Et si le Royaume Uni avait eu raison ? Et si la lutte contre le coronavirus ne regardait que les Etats, mode ancien « monde » ? Et si l’Europe finalement n’était qu’un leurre et n’existait pas ?
C’est ce que devait penser à l’évidence, le Premier ministre italien Giuseppe Conte, qui a hésité à raccrocher son téléphone lors du dernier Conseil Européen qui réunissait en visio conférence présidents et chefs de gouvernement des 27 états de l’Union. C’est ce qui a aussi incité le premier ministre espagnol Pedro Sanchez à s’adresser aux dirigeants européens des pays du nord de l’Europe dans une tribune libre publiée en Allemagne dans un des plus importants média du pays.
Car en vérité, c’est bien de cela qu’il s’agit. La fracture entre « nordistes « et « sudistes » a rarement été aussi profonde. On avait déjà vécu une situation tendue lors de la crise grecque où il s’en est fallu de peu que la zone Euro n’explose et avec elle l’union tout entière.

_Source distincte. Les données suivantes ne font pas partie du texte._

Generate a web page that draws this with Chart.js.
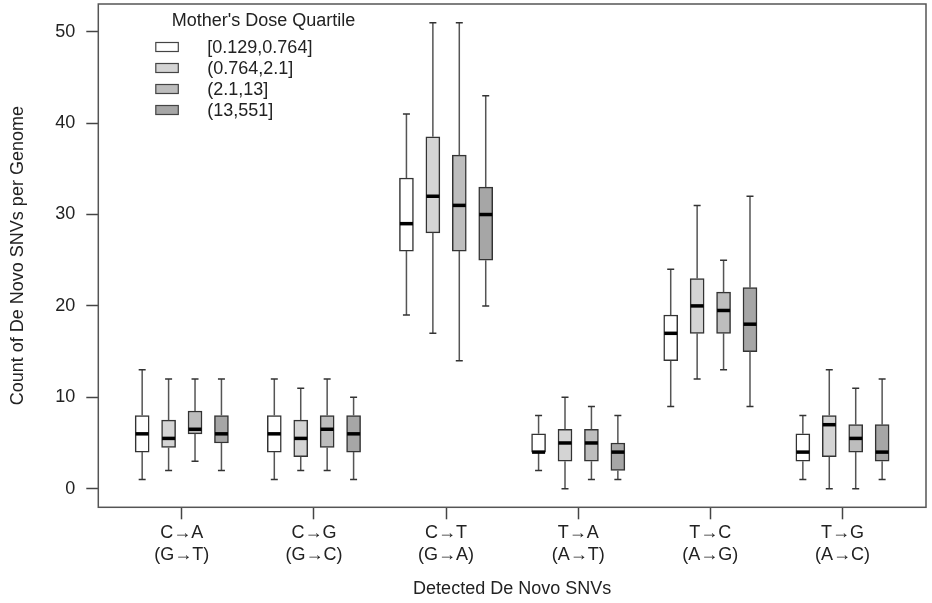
<!DOCTYPE html>
<html>
<head>
<meta charset="utf-8">
<script src="https://cdn.jsdelivr.net/npm/chart.js@4"></script>
<style>
  html, body { margin: 0; padding: 0; background: #fff; }
  #wrap { width: 932px; height: 603px; position: relative; }
</style>
</head>
<body>
<div id="wrap"><canvas id="myChart"></canvas></div>
<script>
const categories = [['C→A', '(G→T)'], ['C→G', '(G→C)'], ['C→T', '(G→A)'], ['T→A', '(A→T)'], ['T→C', '(A→G)'], ['T→G', '(A→C)']];
const quartiles = ['[0.129,0.764]', '(0.764,2.1]', '(2.1,13]', '(13,551]'];
const yTicks = [0, 10, 20, 30, 40, 50];

// per category: [min, q1, median, q3, max]
const doseQ1 = [[1, 4, 6, 8, 13], [1, 4, 6, 8, 12], [19, 26, 29, 34, 41], [2, 4, 4, 6, 8], [9, 14, 17, 19, 24], [1, 3, 4, 6, 8]];
const doseQ2 = [[2, 4.5, 5.5, 7.5, 12], [2, 3.5, 5.5, 7.5, 11], [17, 28, 32, 38.5, 51], [0, 3, 5, 6.5, 10], [12, 17, 20, 23, 31], [0, 3.5, 7, 8, 13]];
const doseQ3 = [[3, 6, 6.5, 8.5, 12], [2, 4.5, 6.5, 8, 12], [14, 26, 31, 36.5, 51], [1, 3, 5, 6.5, 9], [13, 17, 19.5, 21.5, 25], [0, 4, 5.5, 7, 11]];
const doseQ4 = [[2, 5, 6, 8, 12], [1, 4, 6, 8, 10], [20, 25, 30, 33, 43], [1, 2, 4, 5, 8], [9, 15, 18, 22, 32], [1, 3, 4, 7, 12]];

const fills = ['#ffffff', '#d4d4d4', '#bdbdbd', '#a6a6a6'];
const FONT = '"Liberation Sans", Arial, sans-serif';
Chart.defaults.font.family = FONT;

// boxes sit at 1..4, 6..9, ... like R's boxplot "at"
const summaries = [doseQ1, doseQ2, doseQ3, doseQ4];
const datasets = summaries.map((s, j) => ({
  label: quartiles[j],
  data: s.map((v, k) => ({ x: k * 5 + j + 1, y: [v[1], v[3]], stats: v })),
  backgroundColor: fills[j],
  borderColor: '#333',
  borderWidth: 1.5,
  borderSkipped: false,
  barThickness: 14,
  grouped: false,
}));

const whiskers = {
  id: 'whiskers',
  afterDatasetsDraw(chart) {
    const ctx = chart.ctx;
    const ys = chart.scales.y;
    chart.data.datasets.forEach((ds, j) => {
      chart.getDatasetMeta(j).data.forEach((bar, k) => {
        const { x, width } = bar.getProps(['x', 'width'], true);
        const [lo, q1, med, q3, hi] = ds.data[k].stats;
        const half = width / 2;
        ctx.save();
        ctx.strokeStyle = '#555';
        ctx.lineWidth = 1.5;
        ctx.beginPath();
        ctx.moveTo(x, ys.getPixelForValue(q3));
        ctx.lineTo(x, ys.getPixelForValue(hi));
        ctx.moveTo(x, ys.getPixelForValue(q1));
        ctx.lineTo(x, ys.getPixelForValue(lo));
        ctx.stroke();
        ctx.strokeStyle = '#333';
        ctx.beginPath();
        ctx.moveTo(x - half / 2, ys.getPixelForValue(hi));
        ctx.lineTo(x + half / 2, ys.getPixelForValue(hi));
        ctx.moveTo(x - half / 2, ys.getPixelForValue(lo));
        ctx.lineTo(x + half / 2, ys.getPixelForValue(lo));
        ctx.stroke();
        ctx.strokeStyle = '#000';
        ctx.lineWidth = 3.5;
        ctx.beginPath();
        ctx.moveTo(x - half + 0.5, ys.getPixelForValue(med));
        ctx.lineTo(x + half - 0.5, ys.getPixelForValue(med));
        ctx.stroke();
        ctx.restore();
      });
    });
  }
};

const frameAndLegend = {
  id: 'frameAndLegend',
  afterDraw(chart) {
    const { ctx, chartArea } = chart;
    const { left, top, right, bottom } = chartArea;
    ctx.save();
    ctx.strokeStyle = '#555';
    ctx.lineWidth = 1.5;
    ctx.strokeRect(left, top, right - left, bottom - top);

    ctx.font = '18px ' + FONT;
    ctx.textBaseline = 'middle';
    ctx.textAlign = 'left';
    ctx.fillStyle = '#222';
    ctx.fillText("Mother's Dose Quartile", left + 73.5, top + 17);
    chart.data.datasets.forEach((ds, j) => {
      const cy = top + 43 + j * 21;
      ctx.fillStyle = ds.backgroundColor;
      ctx.fillRect(left + 57.5, cy - 4.5, 22.5, 9);
      ctx.strokeStyle = '#444';
      ctx.lineWidth = 1.2;
      ctx.strokeRect(left + 57.5, cy - 4.5, 22.5, 9);
      ctx.fillStyle = '#222';
      ctx.fillText(ds.label, left + 109, cy + 1);
    });
    ctx.restore();
  }
};

const noPad = s => { s.paddingTop = 0; s.paddingBottom = 0; s.paddingLeft = 0; s.paddingRight = 0; };

const ctx = document.getElementById('myChart');
new Chart(ctx, {
  type: 'bar',
  data: { datasets },
  options: {
    responsive: true,
    maintainAspectRatio: false,
    animation: false,
    layout: { padding: { top: 4, right: 6, bottom: 0, left: 0 } },
    plugins: {
      legend: { display: false },
      tooltip: { enabled: false },
    },
    scales: {
      x: {
        type: 'linear',
        min: -0.66,
        max: 30.66,
        bounds: 'data',
        offset: false,
        afterBuildTicks: s => { s.ticks = categories.map((c, k) => ({ value: k * 5 + 2.5 })); },
        afterFit: s => { s.height = 95.7; noPad(s); },
        border: { display: false },
        grid: { offset: false, drawOnChartArea: false, tickLength: 12, tickColor: '#444', tickWidth: 1.5 },
        ticks: {
          autoSkip: false, maxRotation: 0, padding: 2, color: '#222',
          font: { size: 18, lineHeight: 1.25 },
          callback: (v, i) => categories[i],
        },
        title: { display: true, text: 'Detected De Novo SNVs', color: '#222', font: { size: 18 }, padding: { top: 0, bottom: 3 } },
      },
      y: {
        min: -2.04,
        max: 53.04,
        bounds: 'data',
        afterBuildTicks: s => { s.ticks = yTicks.map(v => ({ value: v })); },
        afterFit: s => { s.width = 98.3; noPad(s); },
        border: { display: false },
        grid: { drawOnChartArea: false, tickLength: 12, tickColor: '#444', tickWidth: 1.5 },
        ticks: { padding: 11, color: '#222', font: { size: 18 } },
        title: { display: true, text: 'Count of De Novo SNVs per Genome', color: '#222', font: { size: 18 }, padding: { top: 7, bottom: 0 } },
      },
    },
  },
  plugins: [whiskers, frameAndLegend],
});
</script>
</body>
</html>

Et aujourd’hui les grands clichés resurgissent. Amer, l’ancien premier ministre italien Enrico Letta lorsqu’il montre du doigt ces européens qui veulent séparer les pays européens entre « cigales et fourmis» ; Et de s‘insurger que « ces dernières autoproclamées vertueuses accusent les autres de vouloir trop dépenser ». Visées notamment l’Allemagne, les Pays Bas, l’Autriche et la Finlande, qui craignent de devoir financer les dettes des pays les moins fortunés. Or, en l’occurrence, il est difficile d’accuser Italie, Espagne et autres pays du sud, dont peut-être la France, de pays du « dilettantisme », alors que le Covid 19 les a frappées de plein fouet sans que leur responsabilité, notamment économique ne soit en cause. Enorme différence avec la crise grecque. Colère aussi du premier ministre italien actuel, après les propos peu amènes, et le mot est faible, du chef du gouvernement des Pays – Bas, Mark Rutte, montrant du doigt le gouvernement de Rome, alors que la crise sanitaire n’a rien à voir avec la dette.
Or, l’Europe ne peut se payer le luxe d’une nouvelle crise après le Brexit. Bruxelles l’a bien compris, peut-être un peu tard mais les excuses de la présidente de la commission européenne, Ursula von der Leyen, assurant que « l’Europe était aux côtés de l’Italie », et que l’Union débloquerait 100 milliards d’euros notamment pour aider les pays les plus durement touchés, sont de nature à calmer les esprits. De même l’initiative de deux commissaires européens, le français Thierry Breton et l’italien Paolo Gentiloni, demandant aux 27 Etats membres de l'UE de faire preuve de "solidarité" en créant un fonds européen financé par l'impôt et capable d'émettre des obligations à long terme, des « coronabonds », devrait servir à calmer les ardeurs des uns et la colère des autres.
Mais tout danger de schisme n’est pas écarté pour autant. Les discussions et les orientations arrêtées par le prochain conseil européen et donc par les présidents et chefs de gouvernement seront lourds de conséquences. Si aucun accord réaliste n’est conclu, le risque d’une crise politique majeure sera grand. L’Europe serait gravement en danger et le monde avec elle. Les aventuriers, les démagogues et autres populistes auront alors un boulevard devant eux.